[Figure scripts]
_ _ _ _
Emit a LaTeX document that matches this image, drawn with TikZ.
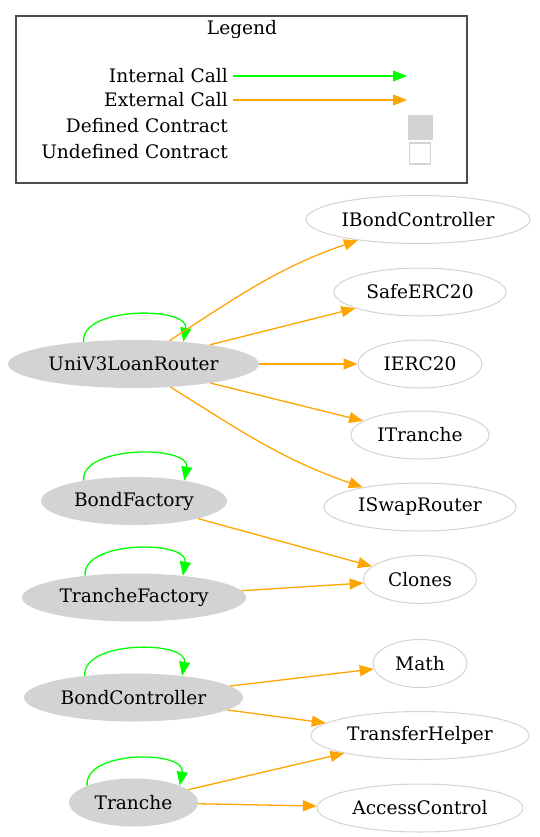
\documentclass[tikz,border=0pt]{standalone}
\usepackage{fontspec}
\setmainfont{DejaVu Serif}
\usetikzlibrary{shapes.geometric,arrows.meta}
\definecolor{lgray}{HTML}{D3D3D3}
\definecolor{callgreen}{HTML}{00FF00}
\definecolor{callorange}{HTML}{FFA500}
\begin{document}
\begin{tikzpicture}[
  x=1pt, y=1pt,
  font=\fontsize{18.6}{22}\selectfont,
  defd/.style    = {ellipse, fill=lgray, draw=none, minimum height=48pt, inner sep=0pt},
  undef/.style   = {ellipse, fill=white, draw=lgray, line width=1pt, minimum height=48pt, inner sep=0pt},
  intcall/.style = {draw=callgreen, line width=1.3pt, -{Triangle[length=14pt,width=11pt]}},
  extcall/.style = {draw=callorange, line width=1.3pt, -{Triangle[length=14pt,width=11pt]}},
  lbl/.style     = {anchor=east, inner sep=0pt},
  legbox/.style  = {draw=black!70, line width=1.1pt},
]
\useasboundingbox (0,0) rectangle (539,-837);

\def\cl{133.5}  % column x: defined contracts
\def\cr{420}    % column x: called contracts

% ---- legend ----------------------------------------------------------------
\draw[legbox] (16,-16) rectangle (467,-183);
\node (legtitle) at (242,-30) {Legend};
\node[lbl] (lint) at (228,-76)  {Internal Call};
\node[lbl] (lext) at (228,-100) {External Call};
\node[lbl] (ldef) at (228,-126) {Defined Contract};
\node[lbl] (lund) at (228,-152) {Undefined Contract};
\coordinate (lintend) at (407,-76);
\coordinate (lextend) at (407,-100);
\draw[intcall] ([xshift=5pt]lint.east) -- (lintend);
\draw[extcall] ([xshift=5pt]lext.east) -- (lextend);
\node[fill=lgray, draw=lgray, minimum size=24pt, inner sep=0pt] (ldefbox) at (420,-127) {};
\node[fill=white, draw=lgray, line width=1.2pt, minimum size=21pt, inner sep=0pt] (lundbox) at (420,-153.5) {};

% ---- defined contracts -----------------------------------------------------
\node[defd, minimum width=251pt] (uni)     at (\cl,-364)   {UniV3LoanRouter};
\node[defd, minimum width=186pt] (bfac)    at (134,-501)   {BondFactory};
\node[defd, minimum width=224pt] (tfac)    at (134,-597.5) {TrancheFactory};
\node[defd, minimum width=219pt] (bctl)    at (\cl,-697.5) {BondController};
\node[defd, minimum width=129pt] (tranche) at (\cl,-802.5) {Tranche};

% ---- called contracts ------------------------------------------------------
\node[undef, minimum width=224pt] (ibond)  at (418,-219.5) {IBondController};
\node[undef, minimum width=172pt] (safe)   at (\cr,-292)   {SafeERC20};
\node[undef, minimum width=124pt] (ierc)   at (\cr,-364)   {IERC20};
\node[undef, minimum width=138pt] (itr)    at (\cr,-435)   {ITranche};
\node[undef, minimum width=192pt] (iswap)  at (\cr,-507)   {ISwapRouter};
\node[undef, minimum width=113pt] (clones) at (\cr,-579.5) {Clones};
\node[undef, minimum width=94pt]  (math)   at (\cr,-663.5) {Math};
\node[undef, minimum width=218pt] (thelp)  at (\cr,-735.5) {TransferHelper};
\node[undef, minimum width=206pt] (acc)    at (\cr,-808)   {AccessControl};

% ---- internal calls --------------------------------------------------------
\draw[intcall] (uni.156) .. controls +(95:36) and +(80:36) .. (uni.24);
\draw[intcall] (bfac.158) .. controls +(95:36) and +(80:36) .. (bfac.22);
\draw[intcall] (tfac.156) .. controls +(95:36) and +(80:36) .. (tfac.24);
\draw[intcall] (bctl.156) .. controls +(95:36) and +(80:36) .. (bctl.24);
\draw[intcall] (tranche.160) .. controls +(95:36) and +(80:36) .. (tranche.20);

% ---- external calls --------------------------------------------------------
\draw[extcall] (uni) to[out=33, in=199] (ibond);
\draw[extcall] (uni) -- (safe);
\draw[extcall] (uni) -- (ierc);
\draw[extcall] (uni) -- (itr);
\draw[extcall] (uni) to[out=-32, in=161] (iswap);
\draw[extcall] (bfac) -- (clones);
\draw[extcall] (tfac) -- (clones);
\draw[extcall] (bctl) -- (math);
\draw[extcall] (bctl) -- (thelp);
\draw[extcall] (tranche) -- (thelp);
\draw[extcall] (tranche) -- (acc);

\end{tikzpicture}
\end{document}
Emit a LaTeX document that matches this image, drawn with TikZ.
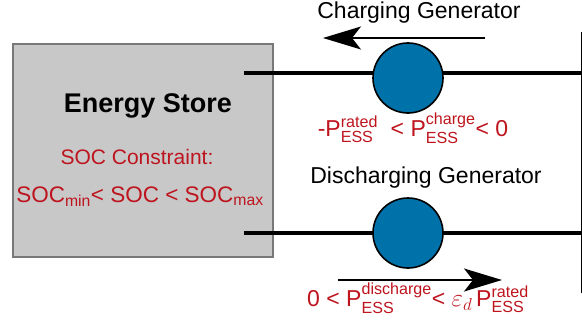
\documentclass[tikz,border=0pt]{standalone}
\usepackage{fontspec}
\usepackage{amsmath}
\setmainfont{Liberation Sans}
\usetikzlibrary{arrows.meta}
\definecolor{storegray}{RGB}{200,200,200}
\definecolor{storeedge}{RGB}{120,120,120}
\definecolor{genblue}{RGB}{0,114,170}
\definecolor{limitred}{RGB}{190,20,30}
\begin{document}
\begin{tikzpicture}[x = 1pt, y = -1pt,
		store/.style = { draw = storeedge, fill = storegray, line width = 2pt, minimum width = 260pt, minimum height = 213pt, inner sep = 0pt },
		gen/.style = { draw, circle, fill = genblue, line width = 1.6pt, minimum size = 70pt, inner sep = 0pt },
		bus/.style = { line width = 4pt },
		flow/.style = { line width = 1.5pt, -{Stealth[length = 38pt, width = 23pt, inset = 9pt]} },
		label/.style = { inner sep = 0pt, font = \fontsize{23}{26}\selectfont },
		limit/.style = { inner sep = 0pt, text = limitred, font = \fontsize{23}{26}\selectfont }]
				\useasboundingbox (0,0) rectangle (582,324);
				\node[store] (es) at (142.5,150) {};
				\node[inner sep = 0pt, font = \fontsize{27}{30}\selectfont\bfseries] (title) at (148,106) {Energy Store};
				\node[limit, font = \fontsize{21}{24}\selectfont] (soc) at (137,157) {SOC Constraint:};
				\node[limit, font = \fontsize{22.5}{26}\selectfont] (socrange) at (140,197) {SOC$_{\text{min}}$< SOC < SOC$_{\text{max}}$};
				\coordinate (chgin) at (244,73);
				\coordinate (disin) at (244,233);
				\coordinate (bustop) at (581,32);
				\coordinate (busbot) at (581,293);
				\coordinate (chgout) at (581,73);
				\coordinate (disout) at (581,233);
				\draw[line width = 1pt] (bustop) -- (busbot);
				\draw[bus] (chgin) -- (chgout);
				\draw[bus] (disin) -- (disout);
				\node[gen] (chg) at (408,78) {};
				\node[gen] (dis) at (408,233) {};
				\node[label] (chgname) at (419,13) {Charging Generator};
				\node[label] (disname) at (426,178) {Discharging Generator};
				\coordinate (chgfrom) at (485,38);
				\coordinate (chgto) at (323,38);
				\coordinate (disfrom) at (338,280);
				\coordinate (disto) at (502,280);
				\draw[flow] (chgfrom) -- (chgto);
				\draw[flow] (disfrom) -- (disto);
				\node[limit] (chglimit) at (413,128) {-P$^{\text{rated}}_{\text{ESS}}$ \ < P$^{\text{charge}}_{\text{ESS}}$< 0};
				\node[limit] (dislimit) at (418,298) {0 < P$^{\text{discharge}}_{\text{ESS}}$< $\varepsilon_d$\,P$^{\text{rated}}_{\text{ESS}}$};
			\end{tikzpicture}
\end{document}
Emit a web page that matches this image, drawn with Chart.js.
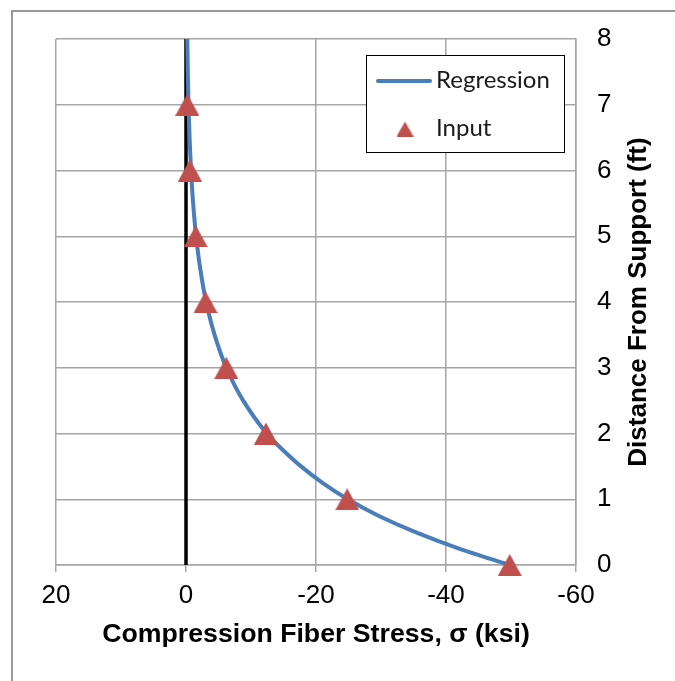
<!DOCTYPE html>
<html><head><meta charset="utf-8">
<script src="https://cdn.jsdelivr.net/npm/chart.js@4/dist/chart.umd.min.js"></script>
<style>html,body{margin:0;padding:0;background:#fff;}canvas{display:block;}</style>
</head><body>
<canvas id="c" width="675" height="681"></canvas>
<script>
// ---- data ----
const xTickValues = [20, 0, -20, -40, -60];          // Compression Fiber Stress (ksi), reversed axis
const yTickValues = [0, 1, 2, 3, 4, 5, 6, 7, 8];     // Distance From Support (ft)
const inputDistance = [0, 1, 2, 3, 4, 5, 6, 7];
const inputStress   = [-49.8, -24.8, -12.3, -6.2, -3.0, -1.5, -0.6, -0.2];
const regressionDistance = [0, 0.25, 0.5, 0.75, 1, 1.25, 1.5, 1.75, 2, 2.5, 3, 3.5, 4, 4.5, 5, 5.5, 6, 6.5, 7, 7.5, 8];
const regressionStress   = [-49.8, -42, -35.3, -29.6, -24.9, -21, -17.7, -14.9, -12.4, -8.8, -6.2, -4.4, -3.1, -2.2, -1.55, -1.1, -0.78, -0.55, -0.39, -0.28, -0.2];
const zeroLineDistance = [0, 8];
const zeroLineStress   = [0, 0];
const seriesNames = ['Regression', 'Input'];
const xTitle = 'Compression Fiber Stress, σ (ksi)';
const yTitle = 'Distance From Support (ft)';

const BLUE = '#4a7ebb', RED = '#c0504d', GRID = '#a6a6a6';

function triangleImage(w, h) {
  const c = document.createElement('canvas');
  c.width = w; c.height = h;
  const g = c.getContext('2d');
  g.fillStyle = RED;
  g.beginPath();
  g.moveTo(w / 2, 0);
  g.lineTo(w, h);
  g.lineTo(0, h);
  g.closePath();
  g.fill();
  return c;
}
const bigTri = triangleImage(24, 22);
const smallTri = triangleImage(17, 15);

const zip = (xs, ys) => xs.map((x, i) => ({x: x, y: ys[i]}));

const decor = {
  id: 'decor',
  beforeDraw(chart) {
    const ctx = chart.ctx;
    ctx.save();
    ctx.strokeStyle = '#999999';
    ctx.lineWidth = 2;
    ctx.beginPath();
    ctx.moveTo(12, 681);
    ctx.lineTo(12, 11);
    ctx.lineTo(675, 11);
    ctx.stroke();
    ctx.restore();
  },
  afterDraw(chart) {
    const ctx = chart.ctx;
    const a = chart.chartArea;
    ctx.save();
    // y-axis title, reading bottom-to-top on the right
    ctx.translate(639, (a.top + a.bottom) / 2);
    ctx.rotate(-Math.PI / 2);
    ctx.font = 'bold 26px "Liberation Sans", Arial, sans-serif';
    ctx.fillStyle = '#000';
    ctx.textAlign = 'center';
    ctx.textBaseline = 'middle';
    ctx.fillText(yTitle, 0, 0);
    ctx.restore();

    // legend box
    ctx.save();
    ctx.fillStyle = '#fff';
    ctx.fillRect(366, 55, 199, 98);
    ctx.strokeStyle = '#000';
    ctx.lineWidth = 1;
    ctx.strokeRect(366.5, 55.5, 198, 97);
    ctx.strokeStyle = BLUE;
    ctx.lineWidth = 4;
    ctx.lineCap = 'round';
    ctx.beginPath();
    ctx.moveTo(378, 81);
    ctx.lineTo(430, 81);
    ctx.stroke();
    ctx.drawImage(smallTri, 405 - 8.5, 129 - 7.5);
    ctx.fillStyle = '#1a1a1a';
    ctx.font = '24px Lato, "Open Sans", sans-serif';
    ctx.textAlign = 'left';
    ctx.textBaseline = 'middle';
    ctx.fillText(seriesNames[0], 436, 80);
    ctx.fillText(seriesNames[1], 436, 128);
    ctx.restore();
  }
};

new Chart(document.getElementById('c'), {
  type: 'scatter',
  data: {
    datasets: [
      {
        label: 'zero',
        data: zip(zeroLineStress, zeroLineDistance),
        showLine: true, borderColor: '#000', borderWidth: 3.5,
        pointRadius: 0, order: 3, clip: false
      },
      {
        label: seriesNames[0],
        data: zip(regressionStress, regressionDistance),
        showLine: true, borderColor: BLUE, borderWidth: 4, tension: 0.3,
        pointRadius: 0, order: 2, clip: false
      },
      {
        label: seriesNames[1],
        data: zip(inputStress, inputDistance),
        showLine: false, pointStyle: bigTri, pointRadius: 12,
        backgroundColor: RED, borderColor: RED, order: 1, clip: false
      }
    ]
  },
  options: {
    responsive: false,
    animation: false,
    devicePixelRatio: 1,
    layout: {padding: {left: 56, top: 39, right: 0, bottom: 0}},
    plugins: {legend: {display: false}, tooltip: {enabled: false}},
    scales: {
      x: {
        type: 'linear', reverse: true, min: -60, max: 20,
        afterBuildTicks: s => { s.ticks = xTickValues.map(v => ({value: v})); },
        afterFit: s => { s.height = 116; },
        grid: {color: GRID, lineWidth: 1.5, drawTicks: true, tickLength: 7, tickColor: GRID},
        border: {color: GRID, width: 1.5},
        ticks: {color: '#000', padding: 8, maxRotation: 0,
                font: {family: '"Liberation Sans", Arial, sans-serif', size: 26}},
        title: {display: true, text: xTitle, color: '#000', padding: {top: 0, bottom: 30},
                font: {family: '"Liberation Sans", Arial, sans-serif', size: 26.7, weight: 'bold'}}
      },
      y: {
        type: 'linear', position: 'right', min: 0, max: 8,
        afterBuildTicks: s => { s.ticks = yTickValues.map(v => ({value: v})); },
        afterFit: s => { s.width = 99; },
        grid: {color: GRID, lineWidth: 1.5, drawTicks: false},
        border: {color: GRID, width: 1.5},
        ticks: {color: '#000', padding: 21,
                font: {family: '"Liberation Sans", Arial, sans-serif', size: 26}}
      }
    }
  },
  plugins: [decor]
});
</script>
</body></html>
_ _ _ _
SET TASK: Exactly as they appear, print the lines of the listing above from its first line through the line that contains "x: called contracts", minus the pictures.

SOLUTION TO THE EXERCISE:
Emit a LaTeX document that matches this image, drawn with TikZ.
\documentclass[tikz,border=0pt]{standalone}
\usepackage{fontspec}
\setmainfont{DejaVu Serif}
\usetikzlibrary{shapes.geometric,arrows.meta}
\definecolor{lgray}{HTML}{D3D3D3}
\definecolor{callgreen}{HTML}{00FF00}
\definecolor{callorange}{HTML}{FFA500}
\begin{document}
\begin{tikzpicture}[
  x=1pt, y=1pt,
  font=\fontsize{18.6}{22}\selectfont,
  defd/.style    = {ellipse, fill=lgray, draw=none, minimum height=48pt, inner sep=0pt},
  undef/.style   = {ellipse, fill=white, draw=lgray, line width=1pt, minimum height=48pt, inner sep=0pt},
  intcall/.style = {draw=callgreen, line width=1.3pt, -{Triangle[length=14pt,width=11pt]}},
  extcall/.style = {draw=callorange, line width=1.3pt, -{Triangle[length=14pt,width=11pt]}},
  lbl/.style     = {anchor=east, inner sep=0pt},
  legbox/.style  = {draw=black!70, line width=1.1pt},
]
\useasboundingbox (0,0) rectangle (539,-837);

\def\cl{133.5}  % column x: defined contracts
\def\cr{420}    % column x: called contracts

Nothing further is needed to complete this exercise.